» **Exercise**
Output the material below unchanged, apart from leaving out the pictures.

» **Dataset content**
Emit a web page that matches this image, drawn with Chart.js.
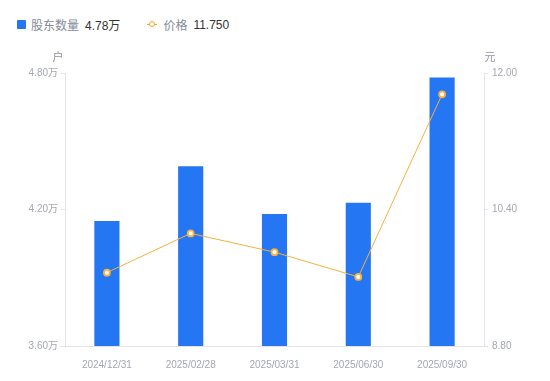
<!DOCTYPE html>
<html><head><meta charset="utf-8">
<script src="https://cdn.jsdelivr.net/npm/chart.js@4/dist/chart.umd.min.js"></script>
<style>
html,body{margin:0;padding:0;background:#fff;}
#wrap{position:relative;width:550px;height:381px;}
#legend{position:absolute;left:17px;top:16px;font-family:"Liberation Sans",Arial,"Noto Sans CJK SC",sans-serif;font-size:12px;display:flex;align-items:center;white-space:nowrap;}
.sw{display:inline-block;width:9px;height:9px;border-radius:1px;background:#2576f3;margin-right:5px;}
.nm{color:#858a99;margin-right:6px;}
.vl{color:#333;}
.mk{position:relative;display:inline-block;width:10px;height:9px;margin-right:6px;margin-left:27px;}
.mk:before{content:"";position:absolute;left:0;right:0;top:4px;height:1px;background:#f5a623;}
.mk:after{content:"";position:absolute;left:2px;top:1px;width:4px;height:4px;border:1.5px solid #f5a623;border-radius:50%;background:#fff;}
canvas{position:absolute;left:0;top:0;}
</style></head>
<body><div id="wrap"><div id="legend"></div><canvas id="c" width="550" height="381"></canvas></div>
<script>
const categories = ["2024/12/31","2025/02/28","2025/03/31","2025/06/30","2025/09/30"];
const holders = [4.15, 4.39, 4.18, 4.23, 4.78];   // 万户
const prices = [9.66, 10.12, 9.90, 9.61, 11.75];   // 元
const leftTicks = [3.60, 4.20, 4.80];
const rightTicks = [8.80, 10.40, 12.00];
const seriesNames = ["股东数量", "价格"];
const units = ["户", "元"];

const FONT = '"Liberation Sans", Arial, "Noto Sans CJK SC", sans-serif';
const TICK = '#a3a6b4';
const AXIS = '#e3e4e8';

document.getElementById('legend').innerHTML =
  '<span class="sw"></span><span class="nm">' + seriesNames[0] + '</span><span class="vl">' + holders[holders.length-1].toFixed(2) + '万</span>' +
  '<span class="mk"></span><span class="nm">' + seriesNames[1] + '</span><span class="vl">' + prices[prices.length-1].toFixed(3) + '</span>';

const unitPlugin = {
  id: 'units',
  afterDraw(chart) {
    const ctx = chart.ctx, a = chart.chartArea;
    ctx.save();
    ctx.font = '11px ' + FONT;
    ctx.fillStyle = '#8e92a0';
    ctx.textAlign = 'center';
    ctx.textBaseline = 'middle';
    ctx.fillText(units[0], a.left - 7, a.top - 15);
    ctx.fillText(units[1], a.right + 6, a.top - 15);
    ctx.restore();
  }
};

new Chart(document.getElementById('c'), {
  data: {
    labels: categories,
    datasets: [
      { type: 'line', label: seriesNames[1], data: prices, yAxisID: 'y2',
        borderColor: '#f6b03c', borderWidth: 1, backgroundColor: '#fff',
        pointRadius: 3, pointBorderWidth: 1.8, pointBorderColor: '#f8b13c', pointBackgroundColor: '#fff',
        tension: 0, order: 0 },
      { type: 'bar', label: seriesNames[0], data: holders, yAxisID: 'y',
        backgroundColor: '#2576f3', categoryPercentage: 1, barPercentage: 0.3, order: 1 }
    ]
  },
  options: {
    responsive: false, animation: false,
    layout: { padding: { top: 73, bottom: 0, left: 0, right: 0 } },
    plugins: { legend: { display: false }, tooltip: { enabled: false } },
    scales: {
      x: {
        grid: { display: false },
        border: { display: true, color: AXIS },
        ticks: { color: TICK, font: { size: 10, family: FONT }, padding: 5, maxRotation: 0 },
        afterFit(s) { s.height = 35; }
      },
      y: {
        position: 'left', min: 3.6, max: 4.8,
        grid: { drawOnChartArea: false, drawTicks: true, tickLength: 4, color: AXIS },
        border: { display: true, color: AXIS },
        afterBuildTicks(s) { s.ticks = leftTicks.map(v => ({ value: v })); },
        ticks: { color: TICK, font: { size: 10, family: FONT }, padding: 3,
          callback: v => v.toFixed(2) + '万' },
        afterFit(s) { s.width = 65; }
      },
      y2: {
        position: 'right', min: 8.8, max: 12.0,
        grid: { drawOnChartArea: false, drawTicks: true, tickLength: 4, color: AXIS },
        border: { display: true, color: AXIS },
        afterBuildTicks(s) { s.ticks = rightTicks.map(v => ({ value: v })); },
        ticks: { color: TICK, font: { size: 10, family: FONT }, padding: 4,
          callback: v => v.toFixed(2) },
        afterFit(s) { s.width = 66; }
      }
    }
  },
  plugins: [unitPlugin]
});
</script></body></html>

» **Result**
Emit a web page that matches this image, drawn with Chart.js.
<!DOCTYPE html>
<html><head><meta charset="utf-8">
<script src="https://cdn.jsdelivr.net/npm/chart.js@4/dist/chart.umd.min.js"></script>
<style>
html,body{margin:0;padding:0;background:#fff;}
#wrap{position:relative;width:550px;height:381px;}
#legend{position:absolute;left:17px;top:16px;font-family:"Liberation Sans",Arial,"Noto Sans CJK SC",sans-serif;font-size:12px;display:flex;align-items:center;white-space:nowrap;}
.sw{display:inline-block;width:9px;height:9px;border-radius:1px;background:#2576f3;margin-right:5px;}
.nm{color:#858a99;margin-right:6px;}
.vl{color:#333;}
.mk{position:relative;display:inline-block;width:10px;height:9px;margin-right:6px;margin-left:27px;}
.mk:before{content:"";position:absolute;left:0;right:0;top:4px;height:1px;background:#f5a623;}
.mk:after{content:"";position:absolute;left:2px;top:1px;width:4px;height:4px;border:1.5px solid #f5a623;border-radius:50%;background:#fff;}
canvas{position:absolute;left:0;top:0;}
</style></head>
<body><div id="wrap"><div id="legend"></div><canvas id="c" width="550" height="381"></canvas></div>
<script>
const categories = ["2024/12/31","2025/02/28","2025/03/31","2025/06/30","2025/09/30"];
const holders = [4.15, 4.39, 4.18, 4.23, 4.78];   // 万户
const prices = [9.66, 10.12, 9.90, 9.61, 11.75];   // 元
const leftTicks = [3.60, 4.20, 4.80];
const rightTicks = [8.80, 10.40, 12.00];
const seriesNames = ["股东数量", "价格"];
const units = ["户", "元"];

const FONT = '"Liberation Sans", Arial, "Noto Sans CJK SC", sans-serif';
const TICK = '#a3a6b4';
const AXIS = '#e3e4e8';

document.getElementById('legend').innerHTML =
  '<span class="sw"></span><span class="nm">' + seriesNames[0] + '</span><span class="vl">' + holders[holders.length-1].toFixed(2) + '万</span>' +
  '<span class="mk"></span><span class="nm">' + seriesNames[1] + '</span><span class="vl">' + prices[prices.length-1].toFixed(3) + '</span>';

const unitPlugin = {
  id: 'units',
  afterDraw(chart) {
    const ctx = chart.ctx, a = chart.chartArea;
    ctx.save();
    ctx.font = '11px ' + FONT;
    ctx.fillStyle = '#8e92a0';
    ctx.textAlign = 'center';
    ctx.textBaseline = 'middle';
    ctx.fillText(units[0], a.left - 7, a.top - 15);
    ctx.fillText(units[1], a.right + 6, a.top - 15);
    ctx.restore();
  }
};

new Chart(document.getElementById('c'), {
  data: {
    labels: categories,
    datasets: [
      { type: 'line', label: seriesNames[1], data: prices, yAxisID: 'y2',
        borderColor: '#f6b03c', borderWidth: 1, backgroundColor: '#fff',
        pointRadius: 3, pointBorderWidth: 1.8, pointBorderColor: '#f8b13c', pointBackgroundColor: '#fff',
        tension: 0, order: 0 },
      { type: 'bar', label: seriesNames[0], data: holders, yAxisID: 'y',
        backgroundColor: '#2576f3', categoryPercentage: 1, barPercentage: 0.3, order: 1 }
    ]
  },
  options: {
    responsive: false, animation: false,
    layout: { padding: { top: 73, bottom: 0, left: 0, right: 0 } },
    plugins: { legend: { display: false }, tooltip: { enabled: false } },
    scales: {
      x: {
        grid: { display: false },
        border: { display: true, color: AXIS },
        ticks: { color: TICK, font: { size: 10, family: FONT }, padding: 5, maxRotation: 0 },
        afterFit(s) { s.height = 35; }
      },
      y: {
        position: 'left', min: 3.6, max: 4.8,
        grid: { drawOnChartArea: false, drawTicks: true, tickLength: 4, color: AXIS },
        border: { display: true, color: AXIS },
        afterBuildTicks(s) { s.ticks = leftTicks.map(v => ({ value: v })); },
        ticks: { color: TICK, font: { size: 10, family: FONT }, padding: 3,
          callback: v => v.toFixed(2) + '万' },
        afterFit(s) { s.width = 65; }
      },
      y2: {
        position: 'right', min: 8.8, max: 12.0,
        grid: { drawOnChartArea: false, drawTicks: true, tickLength: 4, color: AXIS },
        border: { display: true, color: AXIS },
        afterBuildTicks(s) { s.ticks = rightTicks.map(v => ({ value: v })); },
        ticks: { color: TICK, font: { size: 10, family: FONT }, padding: 4,
          callback: v => v.toFixed(2) },
        afterFit(s) { s.width = 66; }
      }
    }
  },
  plugins: [unitPlugin]
});
</script></body></html>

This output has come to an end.